# start of DATA ROWS

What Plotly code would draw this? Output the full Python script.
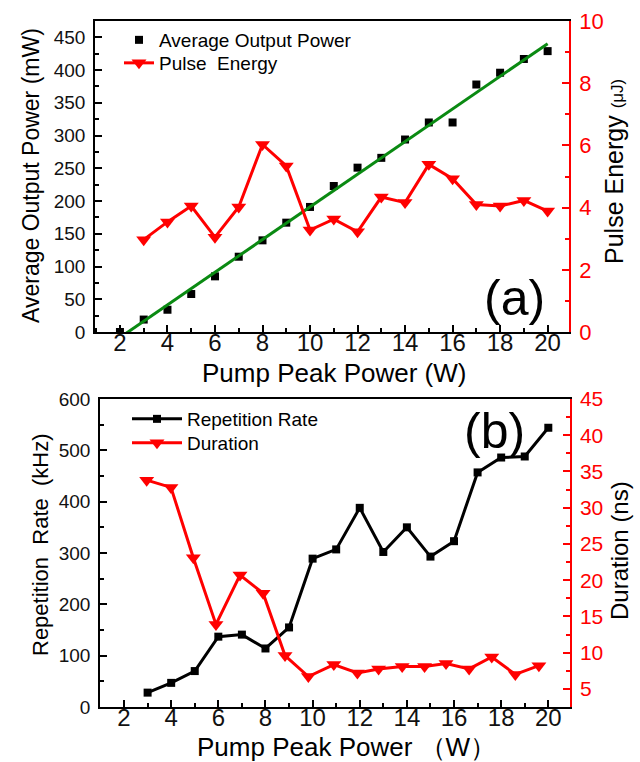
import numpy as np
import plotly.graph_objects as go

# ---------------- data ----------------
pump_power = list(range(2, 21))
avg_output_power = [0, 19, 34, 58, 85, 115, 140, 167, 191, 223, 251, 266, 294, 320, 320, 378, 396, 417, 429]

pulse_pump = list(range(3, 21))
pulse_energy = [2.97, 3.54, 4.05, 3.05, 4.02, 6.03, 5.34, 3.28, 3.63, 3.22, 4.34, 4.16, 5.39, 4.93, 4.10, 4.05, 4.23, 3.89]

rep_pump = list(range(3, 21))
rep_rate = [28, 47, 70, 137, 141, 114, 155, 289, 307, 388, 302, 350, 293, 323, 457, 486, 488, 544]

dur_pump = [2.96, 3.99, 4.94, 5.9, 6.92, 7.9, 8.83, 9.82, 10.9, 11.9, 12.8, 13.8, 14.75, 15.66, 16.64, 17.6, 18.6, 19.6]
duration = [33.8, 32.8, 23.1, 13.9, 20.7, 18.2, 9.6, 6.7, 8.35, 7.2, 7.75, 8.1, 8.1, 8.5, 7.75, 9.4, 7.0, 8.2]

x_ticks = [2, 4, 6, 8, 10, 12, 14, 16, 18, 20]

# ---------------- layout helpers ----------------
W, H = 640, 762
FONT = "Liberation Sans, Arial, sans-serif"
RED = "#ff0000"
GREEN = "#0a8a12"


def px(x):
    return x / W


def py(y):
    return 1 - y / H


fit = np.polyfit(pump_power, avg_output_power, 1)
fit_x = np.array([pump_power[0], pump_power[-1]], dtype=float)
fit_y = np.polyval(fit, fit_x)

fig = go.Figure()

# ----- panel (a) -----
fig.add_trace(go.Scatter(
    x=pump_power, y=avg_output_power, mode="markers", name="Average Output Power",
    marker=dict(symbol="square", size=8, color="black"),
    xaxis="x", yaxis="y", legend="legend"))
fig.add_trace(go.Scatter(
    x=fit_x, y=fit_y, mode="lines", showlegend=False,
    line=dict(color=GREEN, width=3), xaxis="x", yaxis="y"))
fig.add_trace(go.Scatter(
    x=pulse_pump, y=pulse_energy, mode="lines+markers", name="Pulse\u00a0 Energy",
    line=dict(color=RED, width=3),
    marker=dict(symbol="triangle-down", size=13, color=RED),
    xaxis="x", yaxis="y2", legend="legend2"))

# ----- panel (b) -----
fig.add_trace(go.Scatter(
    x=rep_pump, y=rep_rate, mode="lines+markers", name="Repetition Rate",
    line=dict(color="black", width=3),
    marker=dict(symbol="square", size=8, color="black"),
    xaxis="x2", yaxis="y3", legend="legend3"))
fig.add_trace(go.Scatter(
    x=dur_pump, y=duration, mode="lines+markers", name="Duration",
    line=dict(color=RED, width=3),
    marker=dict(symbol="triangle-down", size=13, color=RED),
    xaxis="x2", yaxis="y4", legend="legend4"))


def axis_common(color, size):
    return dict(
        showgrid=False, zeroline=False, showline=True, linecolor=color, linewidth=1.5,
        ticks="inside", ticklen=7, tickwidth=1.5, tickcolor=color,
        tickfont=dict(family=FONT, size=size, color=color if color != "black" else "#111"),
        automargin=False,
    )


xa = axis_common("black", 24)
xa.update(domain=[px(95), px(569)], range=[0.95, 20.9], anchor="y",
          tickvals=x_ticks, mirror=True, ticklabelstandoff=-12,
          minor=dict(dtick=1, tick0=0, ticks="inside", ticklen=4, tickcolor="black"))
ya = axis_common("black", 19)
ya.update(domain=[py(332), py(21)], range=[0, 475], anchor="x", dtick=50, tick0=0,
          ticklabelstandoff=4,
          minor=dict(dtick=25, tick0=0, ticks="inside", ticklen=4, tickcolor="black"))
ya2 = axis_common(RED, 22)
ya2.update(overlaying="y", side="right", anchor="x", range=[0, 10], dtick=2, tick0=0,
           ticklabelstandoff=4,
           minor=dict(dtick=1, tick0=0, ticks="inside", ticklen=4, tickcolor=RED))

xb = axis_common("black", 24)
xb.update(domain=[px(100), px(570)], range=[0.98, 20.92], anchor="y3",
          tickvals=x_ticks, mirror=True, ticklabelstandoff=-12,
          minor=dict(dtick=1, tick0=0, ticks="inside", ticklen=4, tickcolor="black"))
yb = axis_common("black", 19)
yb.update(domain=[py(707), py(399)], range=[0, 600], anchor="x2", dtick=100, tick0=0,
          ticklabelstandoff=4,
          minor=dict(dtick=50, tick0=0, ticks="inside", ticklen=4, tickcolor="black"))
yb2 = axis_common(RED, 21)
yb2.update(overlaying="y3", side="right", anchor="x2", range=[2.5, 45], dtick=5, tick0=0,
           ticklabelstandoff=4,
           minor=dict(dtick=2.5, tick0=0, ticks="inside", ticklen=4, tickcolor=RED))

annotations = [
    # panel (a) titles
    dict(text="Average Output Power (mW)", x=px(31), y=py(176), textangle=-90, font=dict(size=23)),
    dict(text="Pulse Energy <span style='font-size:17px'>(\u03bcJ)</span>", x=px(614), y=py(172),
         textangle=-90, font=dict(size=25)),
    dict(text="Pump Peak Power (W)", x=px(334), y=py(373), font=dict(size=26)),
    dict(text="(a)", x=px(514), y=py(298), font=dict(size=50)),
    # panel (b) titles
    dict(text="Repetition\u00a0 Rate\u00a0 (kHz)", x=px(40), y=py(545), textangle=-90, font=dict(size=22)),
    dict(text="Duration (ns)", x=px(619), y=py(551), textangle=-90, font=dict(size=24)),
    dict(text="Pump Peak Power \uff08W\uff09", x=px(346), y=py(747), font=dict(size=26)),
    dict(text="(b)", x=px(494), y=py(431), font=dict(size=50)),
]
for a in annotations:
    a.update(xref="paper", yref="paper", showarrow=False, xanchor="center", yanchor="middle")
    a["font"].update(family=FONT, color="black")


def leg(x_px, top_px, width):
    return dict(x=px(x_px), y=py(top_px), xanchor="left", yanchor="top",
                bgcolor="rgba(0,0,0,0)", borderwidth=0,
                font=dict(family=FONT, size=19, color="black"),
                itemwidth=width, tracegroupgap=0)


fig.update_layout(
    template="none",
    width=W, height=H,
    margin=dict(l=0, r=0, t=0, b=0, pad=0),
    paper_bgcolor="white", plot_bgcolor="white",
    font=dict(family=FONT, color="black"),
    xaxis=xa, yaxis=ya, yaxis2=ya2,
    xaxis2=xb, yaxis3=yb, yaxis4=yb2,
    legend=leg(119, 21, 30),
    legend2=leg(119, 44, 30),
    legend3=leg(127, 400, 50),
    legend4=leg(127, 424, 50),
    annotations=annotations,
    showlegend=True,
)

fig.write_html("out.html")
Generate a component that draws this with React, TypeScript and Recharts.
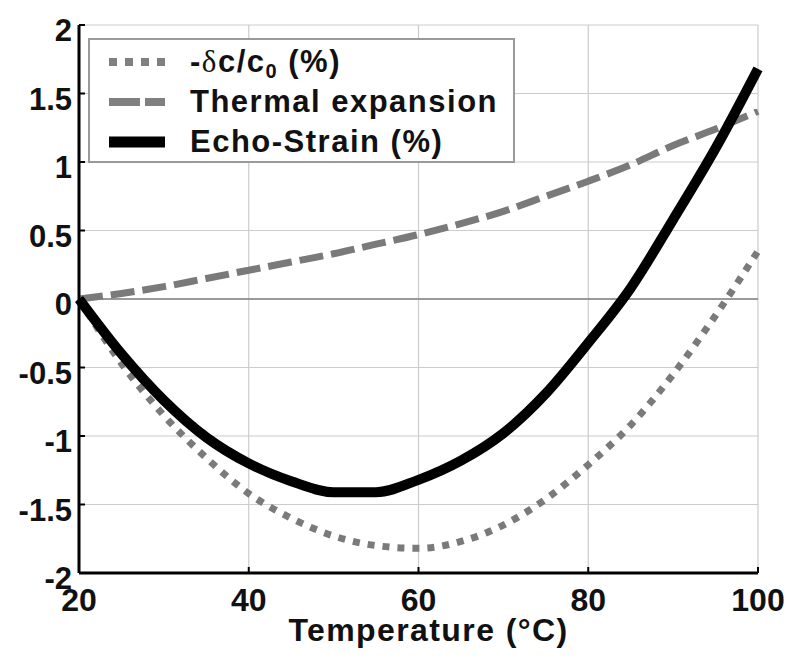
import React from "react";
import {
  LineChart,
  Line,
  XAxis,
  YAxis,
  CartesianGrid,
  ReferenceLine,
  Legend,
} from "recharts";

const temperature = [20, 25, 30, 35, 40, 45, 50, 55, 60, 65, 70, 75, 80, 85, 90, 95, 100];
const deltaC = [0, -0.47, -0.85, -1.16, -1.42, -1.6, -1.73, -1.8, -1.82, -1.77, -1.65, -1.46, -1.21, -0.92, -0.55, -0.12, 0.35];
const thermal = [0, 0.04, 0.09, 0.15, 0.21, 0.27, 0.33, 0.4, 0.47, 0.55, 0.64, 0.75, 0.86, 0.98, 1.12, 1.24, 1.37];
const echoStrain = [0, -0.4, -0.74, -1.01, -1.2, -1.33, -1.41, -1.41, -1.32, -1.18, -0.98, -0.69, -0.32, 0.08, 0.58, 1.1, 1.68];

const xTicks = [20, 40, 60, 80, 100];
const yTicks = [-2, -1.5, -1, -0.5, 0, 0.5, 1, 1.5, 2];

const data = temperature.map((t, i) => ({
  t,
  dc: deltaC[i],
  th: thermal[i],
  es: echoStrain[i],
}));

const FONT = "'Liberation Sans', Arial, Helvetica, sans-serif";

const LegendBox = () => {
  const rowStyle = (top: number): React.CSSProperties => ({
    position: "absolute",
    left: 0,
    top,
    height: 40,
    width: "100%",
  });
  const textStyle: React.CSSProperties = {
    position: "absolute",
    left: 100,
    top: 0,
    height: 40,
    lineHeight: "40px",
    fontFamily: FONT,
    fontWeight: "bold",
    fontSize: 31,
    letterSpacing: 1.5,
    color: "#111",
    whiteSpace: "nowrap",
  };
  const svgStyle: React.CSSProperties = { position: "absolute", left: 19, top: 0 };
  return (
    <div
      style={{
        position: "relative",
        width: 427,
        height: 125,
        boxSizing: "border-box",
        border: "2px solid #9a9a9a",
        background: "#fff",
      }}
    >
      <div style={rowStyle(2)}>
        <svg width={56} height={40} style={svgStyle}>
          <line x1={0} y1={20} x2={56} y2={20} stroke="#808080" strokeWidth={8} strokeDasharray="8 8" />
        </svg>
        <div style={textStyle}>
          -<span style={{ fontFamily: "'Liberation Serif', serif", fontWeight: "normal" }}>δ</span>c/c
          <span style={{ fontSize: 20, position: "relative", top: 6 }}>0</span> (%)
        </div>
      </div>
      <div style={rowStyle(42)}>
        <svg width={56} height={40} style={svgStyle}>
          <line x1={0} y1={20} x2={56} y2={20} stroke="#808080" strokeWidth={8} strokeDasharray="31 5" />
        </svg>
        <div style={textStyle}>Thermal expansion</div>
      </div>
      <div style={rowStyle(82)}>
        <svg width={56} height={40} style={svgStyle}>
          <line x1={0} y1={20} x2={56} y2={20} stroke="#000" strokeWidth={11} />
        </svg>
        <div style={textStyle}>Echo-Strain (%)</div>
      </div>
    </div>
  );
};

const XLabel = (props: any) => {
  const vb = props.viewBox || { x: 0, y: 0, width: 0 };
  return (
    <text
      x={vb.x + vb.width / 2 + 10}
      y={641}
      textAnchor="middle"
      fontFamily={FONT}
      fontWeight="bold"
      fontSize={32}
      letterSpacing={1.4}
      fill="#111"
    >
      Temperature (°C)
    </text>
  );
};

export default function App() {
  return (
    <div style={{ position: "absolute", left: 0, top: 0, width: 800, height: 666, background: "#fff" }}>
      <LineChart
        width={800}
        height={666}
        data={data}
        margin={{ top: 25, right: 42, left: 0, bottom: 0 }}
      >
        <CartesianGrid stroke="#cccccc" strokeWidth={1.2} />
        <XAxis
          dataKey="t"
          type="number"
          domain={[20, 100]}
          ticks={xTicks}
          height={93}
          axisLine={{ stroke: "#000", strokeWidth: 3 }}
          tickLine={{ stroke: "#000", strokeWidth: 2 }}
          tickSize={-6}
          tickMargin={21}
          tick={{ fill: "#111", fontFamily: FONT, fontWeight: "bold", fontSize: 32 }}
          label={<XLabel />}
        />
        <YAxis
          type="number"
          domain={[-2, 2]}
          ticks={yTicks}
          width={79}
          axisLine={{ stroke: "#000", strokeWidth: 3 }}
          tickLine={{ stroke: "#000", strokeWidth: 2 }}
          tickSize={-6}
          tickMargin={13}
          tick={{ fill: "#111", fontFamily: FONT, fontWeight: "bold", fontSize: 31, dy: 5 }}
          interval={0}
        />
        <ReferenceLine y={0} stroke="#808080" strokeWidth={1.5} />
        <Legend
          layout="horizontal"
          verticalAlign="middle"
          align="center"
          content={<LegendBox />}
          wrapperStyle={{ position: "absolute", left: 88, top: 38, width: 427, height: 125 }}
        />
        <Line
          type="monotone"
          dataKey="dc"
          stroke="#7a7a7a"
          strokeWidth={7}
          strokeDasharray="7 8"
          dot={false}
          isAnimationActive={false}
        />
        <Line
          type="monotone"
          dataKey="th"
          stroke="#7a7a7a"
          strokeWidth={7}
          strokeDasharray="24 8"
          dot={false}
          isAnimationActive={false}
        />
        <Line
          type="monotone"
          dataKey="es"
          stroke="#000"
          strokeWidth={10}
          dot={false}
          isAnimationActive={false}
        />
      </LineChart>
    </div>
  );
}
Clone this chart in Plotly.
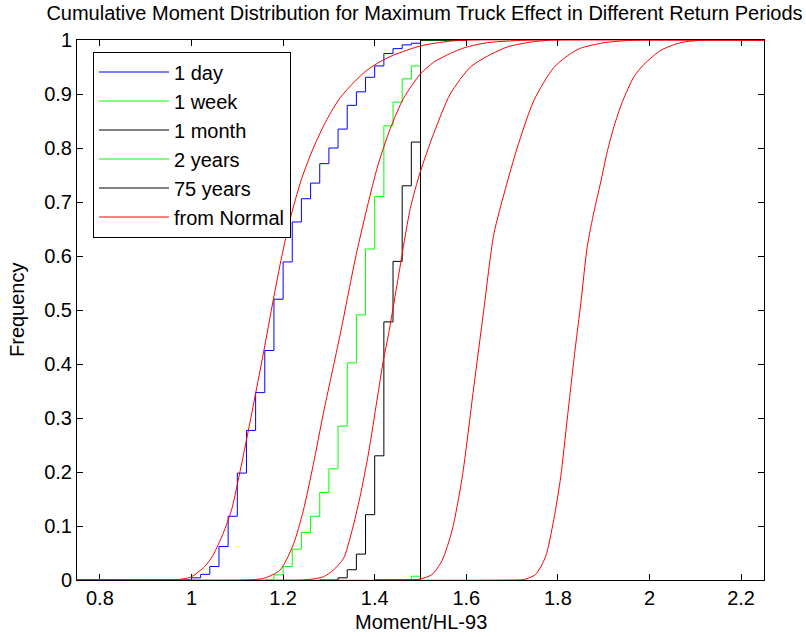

# end of DATA ROWS

GIVEN EXERCISE: Include the first line of the records, the line containing "486, 488, 544]", and every line between them, repeated exactly. Skip the pictures.

WORKED SOLUTION:
What Plotly code would draw this? Output the full Python script.
import numpy as np
import plotly.graph_objects as go

# ---------------- data ----------------
pump_power = list(range(2, 21))
avg_output_power = [0, 19, 34, 58, 85, 115, 140, 167, 191, 223, 251, 266, 294, 320, 320, 378, 396, 417, 429]

pulse_pump = list(range(3, 21))
pulse_energy = [2.97, 3.54, 4.05, 3.05, 4.02, 6.03, 5.34, 3.28, 3.63, 3.22, 4.34, 4.16, 5.39, 4.93, 4.10, 4.05, 4.23, 3.89]

rep_pump = list(range(3, 21))
rep_rate = [28, 47, 70, 137, 141, 114, 155, 289, 307, 388, 302, 350, 293, 323, 457, 486, 488, 544]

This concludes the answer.